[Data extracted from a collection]
====

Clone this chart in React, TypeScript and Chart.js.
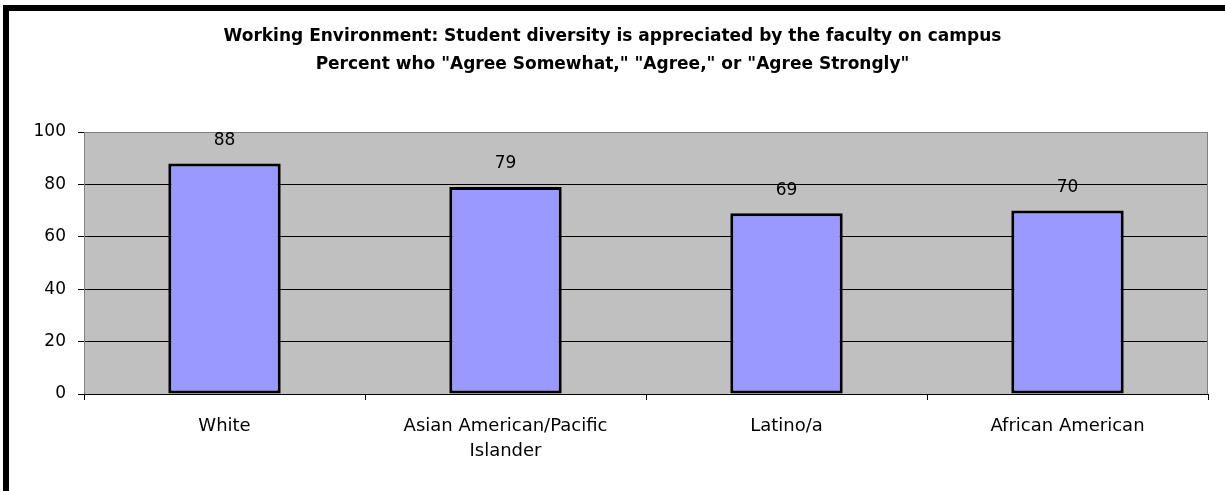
import React, { useEffect, useRef } from "react";
import { Chart, registerables } from "chart.js";

Chart.register(...registerables);

const titleLines = [
  "Working Environment: Student diversity is appreciated by the faculty on campus",
  'Percent who "Agree Somewhat," "Agree," or "Agree Strongly"',
];
const categories: (string | string[])[] = [
  "White",
  ["Asian American/Pacific", "Islander"],
  "Latino/a",
  "African American",
];
const percentAgree = [88, 79, 69, 70];
const yTicks = [0, 20, 40, 60, 80, 100];

const FONT = "'DejaVu Sans', sans-serif";

const framePlugin = {
  id: "frame",
  beforeDraw(chart: any) {
    const { ctx, width, height, chartArea } = chart;
    ctx.save();
    ctx.fillStyle = "#ffffff";
    ctx.fillRect(0, 0, width, height);
    // outer border (left & top visible)
    ctx.fillStyle = "#000000";
    ctx.fillRect(3, 5, 6, height);
    ctx.fillRect(3, 5, width, 6);
    // plot background
    ctx.fillStyle = "#C0C0C0";
    ctx.fillRect(chartArea.left, chartArea.top, chartArea.right - chartArea.left, chartArea.bottom - chartArea.top);
    // title
    ctx.fillStyle = "#000000";
    ctx.font = `bold 17px ${FONT}`;
    ctx.textAlign = "center";
    ctx.textBaseline = "middle";
    ctx.fillText(titleLines[0], width / 2, 37);
    ctx.fillText(titleLines[1], width / 2, 65);
    ctx.restore();
  },
  beforeDatasetsDraw(chart: any) {
    const { ctx, chartArea } = chart;
    ctx.save();
    ctx.strokeStyle = "#808080";
    ctx.lineWidth = 1;
    ctx.beginPath();
    ctx.moveTo(chartArea.left + 0.5, chartArea.bottom);
    ctx.lineTo(chartArea.left + 0.5, chartArea.top + 0.5);
    ctx.lineTo(chartArea.right - 0.5, chartArea.top + 0.5);
    ctx.lineTo(chartArea.right - 0.5, chartArea.bottom);
    ctx.stroke();
    ctx.strokeStyle = "#000000";
    ctx.beginPath();
    ctx.moveTo(chartArea.left, chartArea.bottom + 0.5);
    ctx.lineTo(chartArea.right, chartArea.bottom + 0.5);
    ctx.stroke();
    ctx.restore();
  },
  afterDatasetsDraw(chart: any) {
    const { ctx } = chart;
    const meta = chart.getDatasetMeta(0);
    ctx.save();
    ctx.fillStyle = "#000000";
    ctx.font = `17px ${FONT}`;
    ctx.textAlign = "center";
    ctx.textBaseline = "middle";
    meta.data.forEach((bar: any, i: number) => {
      ctx.fillText(String(percentAgree[i]), bar.x, bar.y - 23);
    });
    ctx.restore();
  },
};

export default function App() {
  const ref = useRef<HTMLCanvasElement>(null);
  useEffect(() => {
    document.body.style.margin = "0";
    const chart = new Chart(ref.current!, {
      type: "bar",
      data: {
        labels: categories,
        datasets: [
          {
            data: percentAgree,
            backgroundColor: "#9999FF",
            borderColor: "#000000",
            borderWidth: 3,
            borderSkipped: false,
            barPercentage: 0.4,
            categoryPercentage: 1.0,
          },
        ],
      },
      options: {
        responsive: false,
        animation: false,
        devicePixelRatio: 1,
        layout: { padding: { top: 132, right: 17, left: 0, bottom: 0 } },
        plugins: {
          legend: { display: false },
          title: { display: false },
          tooltip: { enabled: false },
        },
        scales: {
          x: {
            grid: {
              offset: true,
              drawOnChartArea: false,
              drawTicks: true,
              tickLength: 6,
              color: "#000000",
            },
            border: { display: false },
            ticks: {
              color: "#000000",
              font: { family: FONT, size: 18, lineHeight: 1.4 },
              padding: 14,
              maxRotation: 0,
              autoSkip: false,
            },
            afterFit(scale: any) {
              scale.height = 97;
            },
          },
          y: {
            min: 0,
            max: 100,
            afterBuildTicks(scale: any) {
              scale.ticks = yTicks.map((v) => ({ value: v }));
            },
            grid: {
              color: (c: any) => (c.tick && c.tick.value === 100 ? "#808080" : "#000000"),
              tickColor: "#000000",
              drawTicks: true,
              tickLength: 6,
            },
            border: { display: false },
            ticks: {
              color: "#000000",
              font: { family: FONT, size: 17 },
              padding: 12,
            },
            afterFit(scale: any) {
              scale.width = 84;
            },
          },
        },
      },
      plugins: [framePlugin],
    });
    return () => chart.destroy();
  }, []);
  return (
    <div style={{ position: "absolute", left: 0, top: 0, width: 1225, height: 491 }}>
      <canvas ref={ref} width={1225} height={491} />
    </div>
  );
}
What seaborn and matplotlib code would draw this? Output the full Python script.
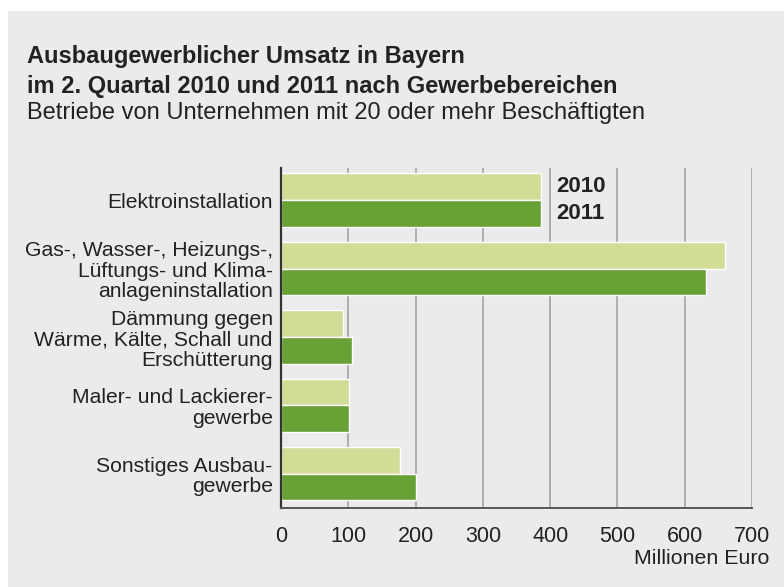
import pandas as pd
import numpy as np
import matplotlib
matplotlib.use('Agg')
import matplotlib.pyplot as plt
from matplotlib.patches import Rectangle
import seaborn as sns

# data (Millionen Euro)
bereiche = ['Elektroinstallation',
            'Gas-, Wasser-, Heizungs-,\nLüftungs- und Klima-\nanlageninstallation',
            'Dämmung gegen\nWärme, Kälte, Schall und\nErschütterung',
            'Maler- und Lackierer-\ngewerbe',
            'Sonstiges Ausbau-\ngewerbe']
umsatz_2010 = [387, 660, 92, 101, 177]
umsatz_2011 = [386, 631, 105, 101, 201]
jahre = ['2010', '2011']
xticks = [0, 100, 200, 300, 400, 500, 600, 700]

bg = '#ebebed'
farben = {'2010': '#d1dd97', '2011': '#68a136'}
txt = '#222222'

df = pd.DataFrame({
    'bereich': bereiche * 2,
    'jahr': ['2010'] * len(bereiche) + ['2011'] * len(bereiche),
    'umsatz': umsatz_2010 + umsatz_2011,
})

sns.set_theme(style='white')
plt.rcParams['font.family'] = ['Liberation Sans', 'DejaVu Sans']

fig = plt.figure(figsize=(7.84, 5.87), dpi=100, facecolor='white')
fig.patches.append(Rectangle((8 / 784, 0), 1, 1 - 11 / 587, transform=fig.transFigure,
                             facecolor=bg, edgecolor='none', zorder=-1))
ax = fig.add_axes([281 / 784, 1 - 508 / 587, (752 - 281) / 784, (508 - 168) / 587])
ax.set_facecolor(bg)

sns.barplot(data=df, y='bereich', x='umsatz', hue='jahr', hue_order=jahre,
            order=bereiche, orient='h', palette=farben, width=0.78,
            edgecolor='white', linewidth=1, saturation=1, ax=ax, legend=False, zorder=3)

ax.set_xlim(0, 700)
ax.set_ylim(4.5, -0.47)
ax.set_xticks(xticks)
ax.set_xticklabels([str(t) for t in xticks], fontsize=15.5, color=txt)
ax.grid(axis='x', color='#a3a3a3', linewidth=1.2, zorder=0)
ax.set_axisbelow(True)
ax.tick_params(axis='x', direction='out', length=8, width=1.2, color='#a3a3a3', pad=5)
ax.xaxis.get_major_ticks()[0].tick1line.set_color('#333333')
ax.tick_params(axis='y', length=0, pad=6, labelsize=15.2, labelcolor=txt)
for lab in ax.get_yticklabels():
    lab.set_horizontalalignment('right')
    lab.set_multialignment('right')
    lab.set_linespacing(1.1)

for s in ['top', 'right']:
    ax.spines[s].set_visible(False)
ax.spines['left'].set_color('#333333')
ax.spines['left'].set_linewidth(1.6)
ax.spines['left'].set_zorder(5)
ax.spines['bottom'].set_color('#555555')
ax.spines['bottom'].set_linewidth(1.4)
ax.spines['bottom'].set_zorder(5)
ax.set_xlabel('')
ax.set_ylabel('')

# year labels next to the first group
ax.text(409, -0.2, '2010', fontsize=16, fontweight='bold', color=txt, va='center')
ax.text(409, 0.2, '2011', fontsize=16, fontweight='bold', color=txt, va='center')

fig.text(769 / 784, 1 - 558 / 587, 'Millionen Euro', ha='right', va='center',
         fontsize=15.4, color=txt)

fig.text(27 / 784, 1 - 57 / 587, 'Ausbaugewerblicher Umsatz in Bayern',
         fontsize=17, fontweight='bold', color=txt, va='center')
fig.text(27 / 784, 1 - 86 / 587, 'im 2. Quartal 2010 und 2011 nach Gewerbebereichen',
         fontsize=17, fontweight='bold', color=txt, va='center')
fig.text(27 / 784, 1 - 113 / 587, 'Betriebe von Unternehmen mit 20 oder mehr Beschäftigten',
         fontsize=17, color=txt, va='center')

fig.savefig('out.png', dpi=100, facecolor='white')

====

◆ Exercise objective:
Leaving out the pictures, extract the stretch from the line holding "What seaborn and" through the line holding "ax=ax, legend=False, zorder=3)", word for word.

◆ Worked solution:
What seaborn and matplotlib code would draw this? Output the full Python script.
import pandas as pd
import numpy as np
import matplotlib
matplotlib.use('Agg')
import matplotlib.pyplot as plt
from matplotlib.patches import Rectangle
import seaborn as sns

# data (Millionen Euro)
bereiche = ['Elektroinstallation',
            'Gas-, Wasser-, Heizungs-,\nLüftungs- und Klima-\nanlageninstallation',
            'Dämmung gegen\nWärme, Kälte, Schall und\nErschütterung',
            'Maler- und Lackierer-\ngewerbe',
            'Sonstiges Ausbau-\ngewerbe']
umsatz_2010 = [387, 660, 92, 101, 177]
umsatz_2011 = [386, 631, 105, 101, 201]
jahre = ['2010', '2011']
xticks = [0, 100, 200, 300, 400, 500, 600, 700]

bg = '#ebebed'
farben = {'2010': '#d1dd97', '2011': '#68a136'}
txt = '#222222'

df = pd.DataFrame({
    'bereich': bereiche * 2,
    'jahr': ['2010'] * len(bereiche) + ['2011'] * len(bereiche),
    'umsatz': umsatz_2010 + umsatz_2011,
})

sns.set_theme(style='white')
plt.rcParams['font.family'] = ['Liberation Sans', 'DejaVu Sans']

fig = plt.figure(figsize=(7.84, 5.87), dpi=100, facecolor='white')
fig.patches.append(Rectangle((8 / 784, 0), 1, 1 - 11 / 587, transform=fig.transFigure,
                             facecolor=bg, edgecolor='none', zorder=-1))
ax = fig.add_axes([281 / 784, 1 - 508 / 587, (752 - 281) / 784, (508 - 168) / 587])
ax.set_facecolor(bg)

sns.barplot(data=df, y='bereich', x='umsatz', hue='jahr', hue_order=jahre,
            order=bereiche, orient='h', palette=farben, width=0.78,
            edgecolor='white', linewidth=1, saturation=1, ax=ax, legend=False, zorder=3)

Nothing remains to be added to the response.